Written by: Anita Lišková
ECONOMY: Czech companies suffering from excessively rapid wage growth
In addition to a strong crown and weakening demand for goods, Czech companies must also now deal with record wage increases. In the third quarter of 2002, the average monthly gross paycheck rose 7.4% year-on-year to CZK 15,442. With strikingly low inflation (just 0.7%), real earnings rose at the highest rate in the last three years. According to analysts, the change has been too rapid, outstripping work productivity. The situation was similar three years ago, but at that time the Czech economy was gathering significant steam in the aftermath of a recession, while today economic growth is a mere 1.5%. The result: in the near future, we can anticipate a noticeable rise in unemployment.
HEALTH: Promoting better health
A new government program, called Good Health for Everyone in the 21st Century, is intended to significantly influence Czech lifestyles. The primary focus will be to change eating habits and physical condition, with stress also placed on cutting down automobile traffic and associated emissions. Two key targets will be tobacco and alcohol. The government plans to officially recommend limiting alcohol consumption to six liters of pure spirit per year per capita, down from the current 10, and to promote a ban on the advertising of alcohol and tobacco products.

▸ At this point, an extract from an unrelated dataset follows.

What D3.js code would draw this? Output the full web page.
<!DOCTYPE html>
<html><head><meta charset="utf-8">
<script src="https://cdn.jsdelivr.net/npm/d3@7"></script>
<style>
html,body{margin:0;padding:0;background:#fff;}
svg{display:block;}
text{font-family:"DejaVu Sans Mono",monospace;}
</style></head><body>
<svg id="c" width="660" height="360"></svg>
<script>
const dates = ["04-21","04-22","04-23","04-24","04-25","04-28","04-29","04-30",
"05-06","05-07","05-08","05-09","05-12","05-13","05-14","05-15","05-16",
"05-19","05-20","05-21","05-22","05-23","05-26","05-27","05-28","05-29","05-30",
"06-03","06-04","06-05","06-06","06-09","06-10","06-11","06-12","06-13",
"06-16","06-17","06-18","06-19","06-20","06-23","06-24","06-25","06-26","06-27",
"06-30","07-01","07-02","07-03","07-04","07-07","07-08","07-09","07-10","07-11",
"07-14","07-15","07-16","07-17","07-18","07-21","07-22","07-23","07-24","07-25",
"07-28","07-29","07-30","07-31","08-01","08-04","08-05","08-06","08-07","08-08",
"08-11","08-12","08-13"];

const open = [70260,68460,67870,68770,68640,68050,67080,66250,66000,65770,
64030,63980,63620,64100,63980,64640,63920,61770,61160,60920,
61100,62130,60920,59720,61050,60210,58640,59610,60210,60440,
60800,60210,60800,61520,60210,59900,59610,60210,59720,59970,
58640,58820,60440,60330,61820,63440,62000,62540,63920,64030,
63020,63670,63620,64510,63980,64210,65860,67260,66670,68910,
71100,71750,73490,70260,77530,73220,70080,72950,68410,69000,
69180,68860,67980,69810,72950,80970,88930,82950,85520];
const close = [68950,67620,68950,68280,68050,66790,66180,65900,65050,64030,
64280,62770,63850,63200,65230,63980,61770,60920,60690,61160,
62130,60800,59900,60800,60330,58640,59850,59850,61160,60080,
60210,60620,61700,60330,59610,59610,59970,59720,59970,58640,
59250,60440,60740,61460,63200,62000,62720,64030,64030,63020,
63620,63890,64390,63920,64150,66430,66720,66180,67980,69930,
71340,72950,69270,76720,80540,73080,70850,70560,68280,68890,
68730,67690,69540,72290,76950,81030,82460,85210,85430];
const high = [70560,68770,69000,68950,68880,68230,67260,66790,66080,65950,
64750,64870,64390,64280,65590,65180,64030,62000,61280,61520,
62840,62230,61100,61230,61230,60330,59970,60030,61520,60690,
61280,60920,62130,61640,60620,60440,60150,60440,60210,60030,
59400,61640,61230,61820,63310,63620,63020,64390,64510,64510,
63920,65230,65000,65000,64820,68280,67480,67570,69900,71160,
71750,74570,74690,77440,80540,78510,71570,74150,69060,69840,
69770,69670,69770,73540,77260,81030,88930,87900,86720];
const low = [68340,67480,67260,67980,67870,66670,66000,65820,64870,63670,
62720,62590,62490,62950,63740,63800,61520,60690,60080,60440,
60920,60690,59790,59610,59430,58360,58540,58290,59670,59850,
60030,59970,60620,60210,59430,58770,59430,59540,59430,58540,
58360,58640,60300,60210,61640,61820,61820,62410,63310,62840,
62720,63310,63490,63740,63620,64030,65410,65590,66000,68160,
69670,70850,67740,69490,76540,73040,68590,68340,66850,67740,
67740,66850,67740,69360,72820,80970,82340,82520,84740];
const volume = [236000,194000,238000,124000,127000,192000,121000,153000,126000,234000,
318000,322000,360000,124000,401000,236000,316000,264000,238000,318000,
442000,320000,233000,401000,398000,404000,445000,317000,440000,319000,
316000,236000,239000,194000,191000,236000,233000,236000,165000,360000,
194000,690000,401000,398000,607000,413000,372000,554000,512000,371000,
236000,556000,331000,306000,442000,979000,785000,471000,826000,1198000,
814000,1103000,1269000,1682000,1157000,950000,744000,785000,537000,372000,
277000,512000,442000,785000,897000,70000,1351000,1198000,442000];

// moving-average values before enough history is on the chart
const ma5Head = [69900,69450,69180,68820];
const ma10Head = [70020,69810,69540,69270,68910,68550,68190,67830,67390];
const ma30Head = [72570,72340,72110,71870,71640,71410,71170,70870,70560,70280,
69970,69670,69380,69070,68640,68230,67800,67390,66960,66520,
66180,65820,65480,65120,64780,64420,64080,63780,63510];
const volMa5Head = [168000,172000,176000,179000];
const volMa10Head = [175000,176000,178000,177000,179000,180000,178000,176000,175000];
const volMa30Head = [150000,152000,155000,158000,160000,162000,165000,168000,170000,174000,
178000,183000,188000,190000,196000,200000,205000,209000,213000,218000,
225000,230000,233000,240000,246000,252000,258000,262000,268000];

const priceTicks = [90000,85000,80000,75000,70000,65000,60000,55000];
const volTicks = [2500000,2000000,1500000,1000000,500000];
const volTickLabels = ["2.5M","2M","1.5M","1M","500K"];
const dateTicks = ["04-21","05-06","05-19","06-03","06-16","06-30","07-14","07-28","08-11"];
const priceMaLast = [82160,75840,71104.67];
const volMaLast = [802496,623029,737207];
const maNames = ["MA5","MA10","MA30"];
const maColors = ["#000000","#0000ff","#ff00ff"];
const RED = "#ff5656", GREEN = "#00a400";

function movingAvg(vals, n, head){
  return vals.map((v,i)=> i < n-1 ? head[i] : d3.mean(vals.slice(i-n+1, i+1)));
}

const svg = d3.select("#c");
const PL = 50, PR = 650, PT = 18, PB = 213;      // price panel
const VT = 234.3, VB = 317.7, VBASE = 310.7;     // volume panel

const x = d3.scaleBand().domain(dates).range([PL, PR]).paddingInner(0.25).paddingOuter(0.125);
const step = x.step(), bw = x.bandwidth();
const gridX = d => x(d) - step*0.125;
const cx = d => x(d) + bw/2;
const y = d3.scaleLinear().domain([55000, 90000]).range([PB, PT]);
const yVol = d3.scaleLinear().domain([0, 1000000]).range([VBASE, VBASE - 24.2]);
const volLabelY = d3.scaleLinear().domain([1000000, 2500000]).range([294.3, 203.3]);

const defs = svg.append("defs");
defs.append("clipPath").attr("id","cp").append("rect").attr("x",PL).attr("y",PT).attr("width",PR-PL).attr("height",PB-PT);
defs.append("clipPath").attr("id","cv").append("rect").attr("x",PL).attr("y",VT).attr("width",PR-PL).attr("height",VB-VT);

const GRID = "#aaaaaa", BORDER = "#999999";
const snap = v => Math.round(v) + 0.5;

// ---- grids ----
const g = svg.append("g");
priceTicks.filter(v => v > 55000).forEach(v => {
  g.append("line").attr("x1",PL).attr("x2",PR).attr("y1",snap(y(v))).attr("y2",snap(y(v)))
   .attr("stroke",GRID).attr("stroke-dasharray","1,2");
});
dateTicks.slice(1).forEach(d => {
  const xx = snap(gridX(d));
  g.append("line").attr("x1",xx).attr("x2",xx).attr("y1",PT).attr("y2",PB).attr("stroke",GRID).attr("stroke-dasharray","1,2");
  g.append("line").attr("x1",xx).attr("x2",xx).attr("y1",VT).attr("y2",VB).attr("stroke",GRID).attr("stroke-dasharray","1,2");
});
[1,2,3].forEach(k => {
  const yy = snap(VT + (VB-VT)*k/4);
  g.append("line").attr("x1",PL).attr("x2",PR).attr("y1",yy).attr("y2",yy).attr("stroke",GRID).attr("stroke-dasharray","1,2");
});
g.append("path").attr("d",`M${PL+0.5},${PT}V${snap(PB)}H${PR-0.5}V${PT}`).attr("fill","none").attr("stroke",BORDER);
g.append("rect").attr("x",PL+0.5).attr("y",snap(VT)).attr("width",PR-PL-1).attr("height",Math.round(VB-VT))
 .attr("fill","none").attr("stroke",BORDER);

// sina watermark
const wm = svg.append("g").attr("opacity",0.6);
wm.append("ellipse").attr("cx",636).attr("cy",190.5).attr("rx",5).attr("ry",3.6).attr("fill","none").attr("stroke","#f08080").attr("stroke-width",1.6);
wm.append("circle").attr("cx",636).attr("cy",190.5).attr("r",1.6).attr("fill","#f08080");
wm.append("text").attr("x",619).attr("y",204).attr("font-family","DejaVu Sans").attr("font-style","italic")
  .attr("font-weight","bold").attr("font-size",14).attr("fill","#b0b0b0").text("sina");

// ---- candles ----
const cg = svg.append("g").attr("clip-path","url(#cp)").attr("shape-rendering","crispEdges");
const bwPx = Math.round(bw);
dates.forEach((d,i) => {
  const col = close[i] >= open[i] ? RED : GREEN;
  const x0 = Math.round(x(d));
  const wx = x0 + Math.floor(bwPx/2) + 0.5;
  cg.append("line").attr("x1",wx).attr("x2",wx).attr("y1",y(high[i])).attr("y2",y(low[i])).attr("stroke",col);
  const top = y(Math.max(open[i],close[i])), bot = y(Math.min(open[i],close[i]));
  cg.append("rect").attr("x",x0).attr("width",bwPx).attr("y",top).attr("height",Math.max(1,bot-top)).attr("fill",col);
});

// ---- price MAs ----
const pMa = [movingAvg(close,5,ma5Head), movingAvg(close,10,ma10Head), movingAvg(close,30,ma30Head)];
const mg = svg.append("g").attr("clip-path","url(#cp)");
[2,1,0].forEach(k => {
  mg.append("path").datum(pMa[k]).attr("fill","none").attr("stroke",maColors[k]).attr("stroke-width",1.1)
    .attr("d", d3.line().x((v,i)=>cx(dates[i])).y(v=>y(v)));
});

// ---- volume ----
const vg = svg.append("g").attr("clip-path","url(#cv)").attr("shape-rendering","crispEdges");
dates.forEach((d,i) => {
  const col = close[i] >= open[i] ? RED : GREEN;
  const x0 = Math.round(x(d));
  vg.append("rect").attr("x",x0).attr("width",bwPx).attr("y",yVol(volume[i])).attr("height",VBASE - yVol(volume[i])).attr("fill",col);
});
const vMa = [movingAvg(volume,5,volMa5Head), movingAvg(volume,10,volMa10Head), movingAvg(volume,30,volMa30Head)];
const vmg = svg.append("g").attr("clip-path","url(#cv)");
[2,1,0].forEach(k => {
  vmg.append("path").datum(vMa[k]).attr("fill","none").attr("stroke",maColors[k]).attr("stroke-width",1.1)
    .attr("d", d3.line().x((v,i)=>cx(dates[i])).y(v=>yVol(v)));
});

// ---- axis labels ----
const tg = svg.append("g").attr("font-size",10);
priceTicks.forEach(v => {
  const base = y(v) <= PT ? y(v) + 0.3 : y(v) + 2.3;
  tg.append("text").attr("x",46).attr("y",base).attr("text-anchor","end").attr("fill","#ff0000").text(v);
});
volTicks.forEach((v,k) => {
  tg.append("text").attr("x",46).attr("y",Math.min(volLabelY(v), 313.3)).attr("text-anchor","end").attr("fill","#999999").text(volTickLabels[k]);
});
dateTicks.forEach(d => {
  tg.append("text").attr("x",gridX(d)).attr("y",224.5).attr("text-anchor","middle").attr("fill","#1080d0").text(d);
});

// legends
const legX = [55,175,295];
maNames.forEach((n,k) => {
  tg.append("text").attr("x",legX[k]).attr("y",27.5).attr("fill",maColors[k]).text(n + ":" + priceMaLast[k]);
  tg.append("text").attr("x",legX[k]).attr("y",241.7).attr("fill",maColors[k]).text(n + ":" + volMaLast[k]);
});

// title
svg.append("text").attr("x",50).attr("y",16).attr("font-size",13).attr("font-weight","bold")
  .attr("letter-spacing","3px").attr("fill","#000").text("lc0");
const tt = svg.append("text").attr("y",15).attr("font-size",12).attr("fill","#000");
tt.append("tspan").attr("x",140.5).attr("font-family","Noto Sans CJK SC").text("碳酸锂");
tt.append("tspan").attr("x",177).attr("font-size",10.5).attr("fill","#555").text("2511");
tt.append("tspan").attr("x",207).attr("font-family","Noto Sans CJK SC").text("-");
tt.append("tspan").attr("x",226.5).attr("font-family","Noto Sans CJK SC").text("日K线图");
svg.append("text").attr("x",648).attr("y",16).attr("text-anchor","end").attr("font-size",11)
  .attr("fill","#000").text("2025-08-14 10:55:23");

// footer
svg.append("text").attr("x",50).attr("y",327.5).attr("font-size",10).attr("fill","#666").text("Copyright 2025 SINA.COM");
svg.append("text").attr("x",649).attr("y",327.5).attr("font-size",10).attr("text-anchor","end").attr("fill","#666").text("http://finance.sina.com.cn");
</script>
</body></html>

Also, soldiers, professional drivers, and chemical or power industry employees will be more frequently subjected to on-the-job alcohol testing. The stated goal of the program is to adopt a healthier overall lifestyle by 2015.
SOCIETY: The changing face of the average family
According to the Czech Statistical Office, what does the typical Czech family look like? Based on census information gathered in 2001, it’s evident that Czech families are splitting up and getting smaller. Although the census showed that the typical family has two children, in the near future, say statisticians, this will be reduced to only one. The majority of families live in 3-room flats, while a full third of the citizenry lives in towns and cities with populations of 50 000 or more inhabitants. The number of children born out of wedlock is increasing (in 1991 it was roughly 8,5%, in 2001 the number was 22%), while after divorce a child most frequently lives with the mother. Yet, the number of single fathers taking care of their children jumped a third since the beginning of ’90s. Even though in the last ten years the number of nuclear families diminished by 180 000, they still make up 71% of the population.